__WHAT IS BEING ASKED__. From the first line of the listing below to the line with "const spo2Ticks = [85, 90, 95, 100];", print each line exactly, and nothing more. Leave out the pictures.

"""

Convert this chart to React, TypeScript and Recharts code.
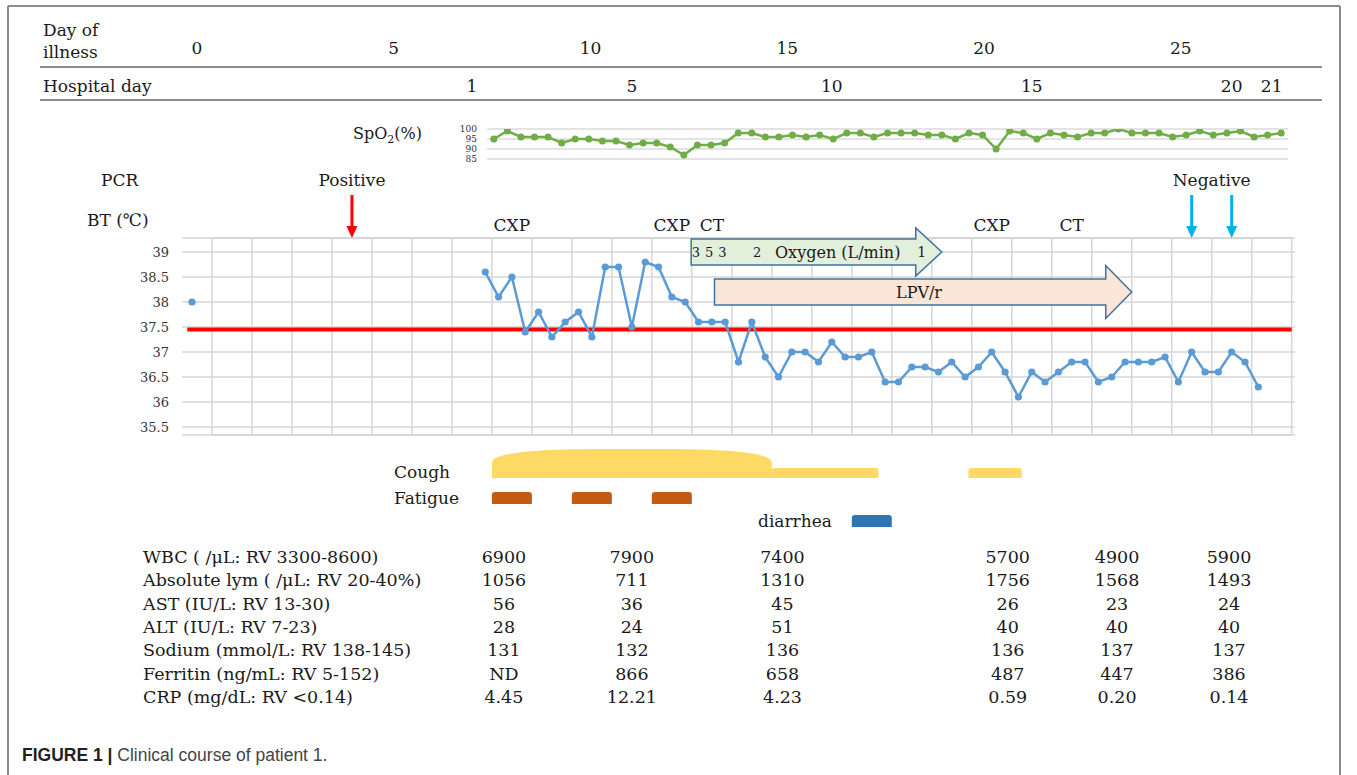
import React from 'react';
import { ComposedChart, Line, XAxis, YAxis, CartesianGrid, ReferenceLine, ReferenceArea } from 'recharts';

const W = 1357;
const H = 775;
const SERIF = '"DejaVu Serif", "Liberation Serif", serif';
const SANS = '"Liberation Sans", Arial, sans-serif';

// header rows
const illnessDays = [0, 5, 10, 15, 20, 25];
const hospitalDays = [1, 5, 10, 15, 20, 21];

// SpO2 (%), three readings a day from admission
const spo2Values = [
  95, 99, 96, 96, 96, 93, 95, 95, 94, 94,
  92, 93, 93, 91, 87, 92, 92, 93, 98, 98,
  96, 96, 97, 96, 97, 95, 98, 98,
  96, 98, 98, 98, 97, 97, 95, 98, 97, 90,
  99, 98, 95, 98, 97, 96, 98, 98, 100, 98,
  98, 98, 96, 97, 99, 97, 98, 99, 96, 97, 98,
];
const spo2Ticks = [85, 90, 95, 100];

// body temperature; x is a slot = 1/3 day of illness
const btAdmissionSlot = 0;
const btAdmissionValue = 38.0;
const btStartSlot = 22;
const btValues = [
  38.6, 38.1, 38.5, 37.4, 37.8, 37.3, 37.6, 37.8, 37.3, 38.7,
  38.7, 37.5, 38.8, 38.7, 38.1, 38.0, 37.6, 37.6, 37.6, 36.8,
  37.6, 36.9, 36.5, 37.0, 37.0, 36.8, 37.2, 36.9, 36.9, 37.0,
  36.4, 36.4, 36.7, 36.7, 36.6, 36.8, 36.5, 36.7, 37.0, 36.6,
  36.1, 36.6, 36.4, 36.6, 36.8, 36.8, 36.4, 36.5, 36.8, 36.8,
  36.8, 36.9, 36.4, 37.0, 36.6, 36.6, 37.0, 36.8, 36.3,
];
const btTicks = [35.5, 36, 36.5, 37, 37.5, 38, 38.5, 39];
const feverLine = 37.45;

// events (slot positions)
const pcrArrows = [
  { s: 12, color: '#ff0000' },
  { s: 75, color: '#00b0f0' },
  { s: 78, color: '#00b0f0' },
];
const pcrLabels = [
  { s: 12, text: 'Positive' },
  { s: 76.5, text: 'Negative' },
];
const imaging = [
  { s: 24, text: 'CXP' },
  { s: 36, text: 'CXP' },
  { s: 39, text: 'CT' },
  { s: 60, text: 'CXP' },
  { s: 66, text: 'CT' },
];
const oxygenPeriod = { from: 37.45, to: 56.25 };
const oxygenFlow = [
  { s: 37.8, v: '3' },
  { s: 38.8, v: '5' },
  { s: 39.8, v: '3' },
  { s: 42.4, v: '2' },
  { s: 54.75, v: '1' },
];
const lpvPeriod = { from: 39.2, to: 70.5 };

// symptoms (slot ranges)
const coughSevere = [{ from: 22.5, to: 43.5 }];
const coughMild = [{ from: 43.5, to: 51.5 }, { from: 58.25, to: 62.25 }];
const fatigue = [{ from: 22.5, to: 25.5 }, { from: 28.5, to: 31.5 }, { from: 34.5, to: 37.5 }];
const diarrhea = [{ from: 49.5, to: 52.5 }];

// labs
const labNames = [
  'WBC ( /μL: RV 3300-8600)',
  'Absolute lym ( /μL: RV 20-40%)',
  'AST (IU/L: RV 13-30)',
  'ALT (IU/L: RV 7-23)',
  'Sodium (mmol/L: RV 138-145)',
  'Ferritin (ng/mL: RV 5-152)',
  'CRP (mg/dL: RV <0.14)',
];
const labSlots = [23.4, 33, 44.3, 61.2, 69.4, 77.8];
const wbc = ['6900', '7900', '7400', '5700', '4900', '5900'];
const lym = ['1056', '711', '1310', '1756', '1568', '1493'];
const ast = ['56', '36', '45', '26', '23', '24'];
const alt = ['28', '24', '51', '40', '40', '40'];
const sodium = ['131', '132', '136', '136', '137', '137'];
const ferritin = ['ND', '866', '658', '487', '447', '386'];
const crp = ['4.45', '12.21', '4.23', '0.59', '0.20', '0.14'];
const labRows = [wbc, lym, ast, alt, sodium, ferritin, crp];

// layout
const S_MIN = -0.75;
const S_MAX = 82.75;
const PLOT_L = 182;
const PLOT_R = 1295;
const BT_TOP = 238;
const BT_BOTTOM = 435;
const BT_MIN = 35.34;
const BT_MAX = 39.28;
const sx = (s: number) => PLOT_L + ((s - S_MIN) * (PLOT_R - PLOT_L)) / (S_MAX - S_MIN);
const dayX = (d: number) => 197 + d * 39.35;
const hospX = (h: number) => sx(21 + 3 * (h - 1));

const GRID = '#d6d6d6';
const cellEdges = Array.from({ length: 28 }, (_, k) => 1.5 + 3 * k);

const btAdmission = [{ s: btAdmissionSlot, t: btAdmissionValue }];
const btCourse = btValues.map((t, i) => ({ s: btStartSlot + i, t }));
const spo2Data = spo2Values.map((v, i) => ({ i, v }));

const domeShape = (fill: string) => (p: any) => {
  const { x, y, width: w, height: h } = p;
  const r = Math.min(120, w / 2.4);
  const d = `M${x},${y + h} L${x},${y + 14} C${x},${y + 5} ${x + r * 0.25},${y} ${x + r},${y} L${x + w - r},${y} C${x + w - r * 0.25},${y} ${x + w},${y + 5} ${x + w},${y + 14} L${x + w},${y + h} Z`;
  return <path d={d} fill={fill} />;
};
const tabShape = (fill: string) => (p: any) => {
  const { x, y, width: w, height: h } = p;
  const r = 3;
  const d = `M${x},${y + h} L${x},${y + r} Q${x},${y} ${x + r},${y} L${x + w - r},${y} Q${x + w},${y} ${x + w},${y + r} L${x + w},${y + h} Z`;
  return <path d={d} fill={fill} />;
};

function Arrow({ from, to, yc, hb, hh, fill }: { from: number; to: number; yc: number; hb: number; hh: number; fill: string }) {
  const x0 = sx(from);
  const xt = sx(to);
  const xh = xt - 26;
  const pts = [
    [x0, yc - hb], [xh, yc - hb], [xh, yc - hh], [xt, yc], [xh, yc + hh], [xh, yc + hb], [x0, yc + hb],
  ].map((p) => p.join(',')).join(' ');
  return <polygon points={pts} fill={fill} stroke="#41719c" strokeWidth={1.5} />;
}

function DownArrow({ x, color }: { x: number; color: string }) {
  return (
    <g>
      <line x1={x} y1={195} x2={x} y2={228} stroke={color} strokeWidth={3} />
      <polygon points={`${x - 5.5},226 ${x + 5.5},226 ${x},238`} fill={color} />
    </g>
  );
}

export default function App() {
  const txt = { fontFamily: SERIF, fill: '#1a1a1a' } as const;
  return (
    <div style={{ position: 'absolute', left: 0, top: 0, width: W, height: H, background: '#fff', overflow: 'hidden' }}>
      {/* SpO2 */}
      <div style={{ position: 'absolute', left: 0, top: 0 }}>
        <ComposedChart width={W} height={175} data={spo2Data} margin={{ top: 129, right: W - 1288, bottom: 16, left: 437 }}>
          <XAxis dataKey="i" type="category" scale="band" hide />
          <YAxis
            type="number"
            domain={[85, 100]}
            ticks={spo2Ticks}
            interval={0}
            width={50}
            tickSize={0}
            tickMargin={10}
            axisLine={false}
            tickLine={false}
            allowDataOverflow
            tick={{ fontSize: 9, fill: '#333', fontFamily: SERIF }}
          />
          <CartesianGrid vertical={false} stroke="#c8c8c8" />
          <Line
            dataKey="v"
            stroke="#70ad47"
            strokeWidth={2.5}
            dot={{ r: 3.5, fill: '#70ad47', stroke: '#70ad47', strokeWidth: 0 }}
            activeDot={false}
            isAnimationActive={false}
          />
        </ComposedChart>
      </div>

      {/* body temperature */}
      <div style={{ position: 'absolute', left: 0, top: 0 }}>
        <ComposedChart width={W} height={BT_BOTTOM + 15} margin={{ top: BT_TOP, right: W - PLOT_R, bottom: 15, left: PLOT_L - 70 }}>
          <XAxis type="number" dataKey="s" domain={[S_MIN, S_MAX]} hide allowDataOverflow />
          <YAxis
            type="number"
            domain={[BT_MIN, BT_MAX]}
            ticks={btTicks}
            interval={0}
            width={70}
            tickSize={0}
            tickMargin={13}
            axisLine={false}
            tickLine={false}
            allowDataOverflow
            tick={{ fontSize: 13, fill: '#333', fontFamily: SERIF }}
          />
          <CartesianGrid vertical={false} stroke={GRID} strokeWidth={1.5} />
          {cellEdges.map((s) => (
            <ReferenceLine key={s} x={s} stroke={GRID} strokeWidth={1.5} />
          ))}
          <ReferenceLine segment={[{ x: 1.5, y: BT_MAX }, { x: 82.5, y: BT_MAX }]} stroke={GRID} strokeWidth={2} />
          <ReferenceLine segment={[{ x: 1.5, y: BT_MIN }, { x: 82.5, y: BT_MIN }]} stroke={GRID} strokeWidth={2} />
          <ReferenceLine segment={[{ x: -0.35, y: feverLine }, { x: 82.5, y: feverLine }]} stroke="#ff0000" strokeWidth={4} />
          <Line data={btAdmission} dataKey="t" stroke="#5b9bd5" strokeWidth={2.5}
            dot={{ r: 3.6, fill: '#5b9bd5', stroke: '#5b9bd5', strokeWidth: 0 }} activeDot={false} isAnimationActive={false} />
          <Line data={btCourse} dataKey="t" stroke="#5b9bd5" strokeWidth={2.5}
            dot={{ r: 3.6, fill: '#5b9bd5', stroke: '#5b9bd5', strokeWidth: 0 }} activeDot={false} isAnimationActive={false} />
        </ComposedChart>
      </div>

      {/* symptoms */}
      <div style={{ position: 'absolute', left: 0, top: 440 }}>
        <ComposedChart width={W} height={95} data={[{ s: 0, y: 0 }]} margin={{ top: 0, right: W - PLOT_R, bottom: 0, left: PLOT_L }}>
          <XAxis type="number" dataKey="s" domain={[S_MIN, S_MAX]} hide allowDataOverflow />
          <YAxis type="number" domain={[0, 95]} reversed hide allowDataOverflow />
          {coughSevere.map((c, i) => (
            <ReferenceArea key={`cs${i}`} x1={c.from} x2={c.to} y1={9} y2={38} shape={domeShape('#ffd966')} />
          ))}
          {coughMild.map((c, i) => (
            <ReferenceArea key={`cm${i}`} x1={c.from} x2={c.to} y1={28} y2={38} shape={tabShape('#ffd966')} />
          ))}
          {fatigue.map((c, i) => (
            <ReferenceArea key={`f${i}`} x1={c.from} x2={c.to} y1={52} y2={64} shape={tabShape('#c55a11')} />
          ))}
          {diarrhea.map((c, i) => (
            <ReferenceArea key={`d${i}`} x1={c.from} x2={c.to} y1={75} y2={87} shape={tabShape('#2e75b6')} />
          ))}
        </ComposedChart>
      </div>

      {/* annotations */}
      <svg width={W} height={H} style={{ position: 'absolute', left: 0, top: 0, pointerEvents: 'none' }}>
        {/* frame */}
        <line x1={8} y1={6} x2={1340} y2={6} stroke="#8c8c8c" strokeWidth={2} />
        <line x1={8} y1={6} x2={8} y2={H} stroke="#8c8c8c" strokeWidth={2} />
        <line x1={1340} y1={6} x2={1340} y2={H} stroke="#8c8c8c" strokeWidth={2} />

        {/* header */}
        <text x={43} y={36} fontSize={17} {...txt}>Day of</text>
        <text x={43} y={58} fontSize={17} {...txt}>illness</text>
        {illnessDays.map((d) => (
          <text key={d} x={dayX(d)} y={54} fontSize={17} textAnchor="middle" {...txt}>{d}</text>
        ))}
        <line x1={40} y1={67} x2={1322} y2={67} stroke="#666" strokeWidth={1.5} />
        <text x={43} y={92} fontSize={17} {...txt}>Hospital day</text>
        {hospitalDays.map((h) => (
          <text key={h} x={hospX(h)} y={92} fontSize={17} textAnchor="middle" {...txt}>{h}</text>
        ))}
        <line x1={40} y1={100} x2={1322} y2={100} stroke="#666" strokeWidth={1.5} />

        {/* SpO2 label */}
        <text x={353} y={139} fontSize={16} {...txt}>
          SpO<tspan fontSize={11} dy={4}>2</tspan><tspan dy={-4}>(%)</tspan>
        </text>

        {/* PCR */}
        <text x={101} y={186} fontSize={17} {...txt}>PCR</text>
        {pcrLabels.map((p) => (
          <text key={p.text} x={sx(p.s)} y={186} fontSize={17} textAnchor="middle" {...txt}>{p.text}</text>
        ))}
        {pcrArrows.map((a) => (
          <DownArrow key={a.s} x={sx(a.s)} color={a.color} />
        ))}

        {/* BT label and imaging */}
        <text x={87} y={226} fontSize={17} {...txt}>BT (℃)</text>
        {imaging.map((m) => (
          <text key={m.s} x={sx(m.s)} y={231} fontSize={17} textAnchor="middle" {...txt}>{m.text}</text>
        ))}

        {/* treatments */}
        <Arrow from={oxygenPeriod.from} to={oxygenPeriod.to} yc={252} hb={13} hh={24} fill="#e2efda" />
        {oxygenFlow.map((o) => (
          <text key={o.s} x={sx(o.s)} y={257} fontSize={o.s > 50 ? 14 : 13} textAnchor="middle" {...txt}>{o.v}</text>
        ))}
        <text x={775} y={258} fontSize={16} {...txt}>Oxygen (L/min)</text>
        <Arrow from={lpvPeriod.from} to={lpvPeriod.to} yc={292} hb={13} hh={26.5} fill="#fbe5d6" />
        <text x={919} y={298} fontSize={16} textAnchor="middle" {...txt}>LPV/r</text>

        {/* symptom labels */}
        <text x={394} y={478} fontSize={17} {...txt}>Cough</text>
        <text x={394} y={504} fontSize={17} {...txt}>Fatigue</text>
        <text x={758} y={527} fontSize={17} {...txt}>diarrhea</text>

        {/* labs */}
        {labNames.map((name, r) => (
          <g key={name}>
            <text x={143} y={563 + r * 23.3} fontSize={17.5} {...txt}>{name}</text>
            {labRows[r].map((v, c) => (
              <text key={c} x={sx(labSlots[c])} y={563 + r * 23.3} fontSize={17.5} textAnchor="middle" {...txt}>{v}</text>
            ))}
          </g>
        ))}

        {/* caption */}
        <text x={22} y={761} fontSize={17.5} fontFamily={SANS}>
          <tspan fontWeight="bold" fill="#231f20">FIGURE 1 | </tspan>
          <tspan fill="#444">Clinical course of patient 1.</tspan>
        </text>
      </svg>
    </div>
  );
}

"""

__THE SOLUTION__.
Convert this chart to React, TypeScript and Recharts code.
import React from 'react';
import { ComposedChart, Line, XAxis, YAxis, CartesianGrid, ReferenceLine, ReferenceArea } from 'recharts';

const W = 1357;
const H = 775;
const SERIF = '"DejaVu Serif", "Liberation Serif", serif';
const SANS = '"Liberation Sans", Arial, sans-serif';

// header rows
const illnessDays = [0, 5, 10, 15, 20, 25];
const hospitalDays = [1, 5, 10, 15, 20, 21];

// SpO2 (%), three readings a day from admission
const spo2Values = [
  95, 99, 96, 96, 96, 93, 95, 95, 94, 94,
  92, 93, 93, 91, 87, 92, 92, 93, 98, 98,
  96, 96, 97, 96, 97, 95, 98, 98,
  96, 98, 98, 98, 97, 97, 95, 98, 97, 90,
  99, 98, 95, 98, 97, 96, 98, 98, 100, 98,
  98, 98, 96, 97, 99, 97, 98, 99, 96, 97, 98,
];
const spo2Ticks = [85, 90, 95, 100];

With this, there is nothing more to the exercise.